Below are entries; tally how many lines hold the string "this" and answer with only that figure.

══ Supplied data ══

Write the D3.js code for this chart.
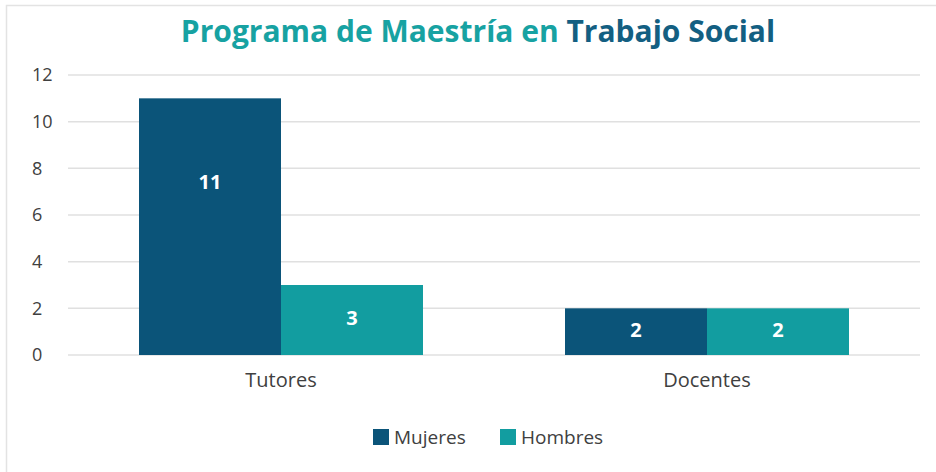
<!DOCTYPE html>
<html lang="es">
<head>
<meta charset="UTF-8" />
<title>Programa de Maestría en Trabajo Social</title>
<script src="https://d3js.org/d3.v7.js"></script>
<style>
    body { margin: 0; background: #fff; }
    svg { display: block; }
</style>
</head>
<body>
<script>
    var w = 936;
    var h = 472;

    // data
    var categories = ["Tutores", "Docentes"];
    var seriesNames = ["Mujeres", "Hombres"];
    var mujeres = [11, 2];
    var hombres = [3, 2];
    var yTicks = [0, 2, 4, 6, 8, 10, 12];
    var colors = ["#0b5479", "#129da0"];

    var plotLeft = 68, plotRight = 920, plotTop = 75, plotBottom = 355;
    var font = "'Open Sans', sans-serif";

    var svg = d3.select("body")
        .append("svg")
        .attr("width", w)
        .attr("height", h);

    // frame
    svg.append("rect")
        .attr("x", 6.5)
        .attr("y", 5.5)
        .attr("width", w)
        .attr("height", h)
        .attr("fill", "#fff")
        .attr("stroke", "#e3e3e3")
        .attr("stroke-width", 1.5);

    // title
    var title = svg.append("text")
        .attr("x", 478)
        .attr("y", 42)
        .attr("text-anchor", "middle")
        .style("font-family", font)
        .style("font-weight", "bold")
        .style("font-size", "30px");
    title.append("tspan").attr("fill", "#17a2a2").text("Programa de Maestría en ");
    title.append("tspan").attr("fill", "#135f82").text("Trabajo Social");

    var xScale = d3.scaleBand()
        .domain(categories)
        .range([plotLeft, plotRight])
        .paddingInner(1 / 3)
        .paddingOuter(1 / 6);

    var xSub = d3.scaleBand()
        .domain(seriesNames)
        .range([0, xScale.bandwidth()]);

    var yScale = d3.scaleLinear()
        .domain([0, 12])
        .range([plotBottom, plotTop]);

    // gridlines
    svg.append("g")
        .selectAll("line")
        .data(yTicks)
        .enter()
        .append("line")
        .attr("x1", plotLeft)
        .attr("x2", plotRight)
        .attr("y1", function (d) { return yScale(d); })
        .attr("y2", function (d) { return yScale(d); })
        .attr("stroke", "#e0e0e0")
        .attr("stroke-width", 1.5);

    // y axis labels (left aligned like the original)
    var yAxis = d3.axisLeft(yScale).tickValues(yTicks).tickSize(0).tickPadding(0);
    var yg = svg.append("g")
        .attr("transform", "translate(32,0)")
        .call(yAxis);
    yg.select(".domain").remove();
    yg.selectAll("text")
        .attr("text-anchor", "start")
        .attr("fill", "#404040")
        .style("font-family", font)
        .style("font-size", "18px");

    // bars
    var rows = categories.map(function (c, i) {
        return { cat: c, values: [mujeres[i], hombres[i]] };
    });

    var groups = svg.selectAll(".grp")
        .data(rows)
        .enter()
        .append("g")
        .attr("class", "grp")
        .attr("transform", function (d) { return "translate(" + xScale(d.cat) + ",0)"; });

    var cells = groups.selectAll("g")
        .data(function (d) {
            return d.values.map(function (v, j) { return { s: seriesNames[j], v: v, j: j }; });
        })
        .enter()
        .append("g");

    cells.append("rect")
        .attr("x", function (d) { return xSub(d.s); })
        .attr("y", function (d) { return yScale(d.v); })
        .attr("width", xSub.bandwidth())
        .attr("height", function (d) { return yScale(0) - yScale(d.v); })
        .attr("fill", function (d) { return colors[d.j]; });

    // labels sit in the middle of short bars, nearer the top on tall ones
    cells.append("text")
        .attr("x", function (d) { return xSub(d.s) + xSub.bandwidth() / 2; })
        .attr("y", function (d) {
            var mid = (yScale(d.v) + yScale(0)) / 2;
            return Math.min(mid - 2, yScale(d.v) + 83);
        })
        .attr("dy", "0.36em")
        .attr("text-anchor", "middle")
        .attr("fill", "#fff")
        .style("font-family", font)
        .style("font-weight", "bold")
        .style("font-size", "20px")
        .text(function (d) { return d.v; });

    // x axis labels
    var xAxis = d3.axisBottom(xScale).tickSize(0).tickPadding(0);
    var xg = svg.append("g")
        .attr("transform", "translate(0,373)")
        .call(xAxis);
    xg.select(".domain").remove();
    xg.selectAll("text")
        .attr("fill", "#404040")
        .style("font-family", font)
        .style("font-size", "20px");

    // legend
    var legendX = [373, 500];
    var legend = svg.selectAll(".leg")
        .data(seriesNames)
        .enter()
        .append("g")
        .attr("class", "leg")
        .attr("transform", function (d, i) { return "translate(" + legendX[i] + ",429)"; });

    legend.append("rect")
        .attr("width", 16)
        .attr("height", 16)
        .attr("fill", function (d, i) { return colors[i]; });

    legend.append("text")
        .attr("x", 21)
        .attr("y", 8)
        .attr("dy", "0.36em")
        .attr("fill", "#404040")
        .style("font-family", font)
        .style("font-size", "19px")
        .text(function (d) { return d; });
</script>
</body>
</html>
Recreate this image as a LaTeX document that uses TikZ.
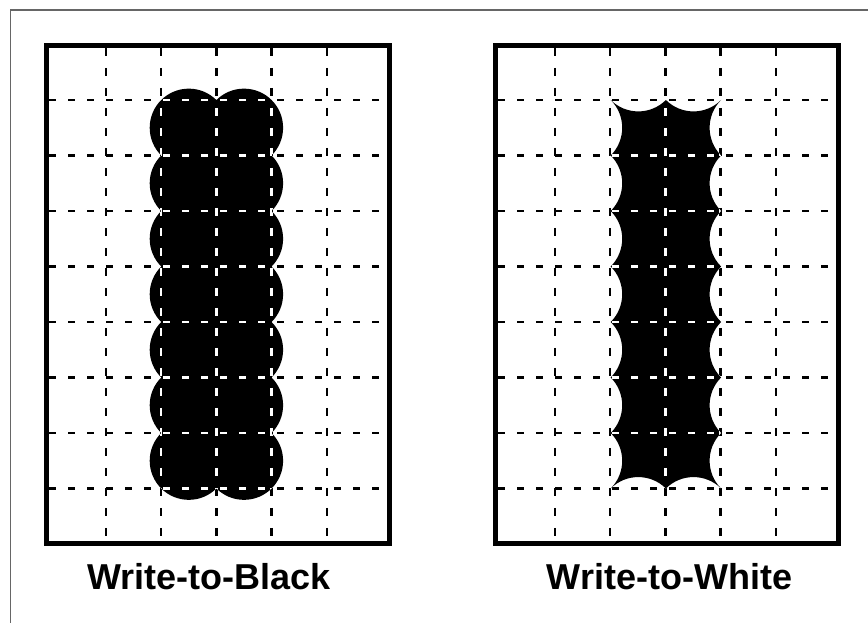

═══

--- Task result ---
2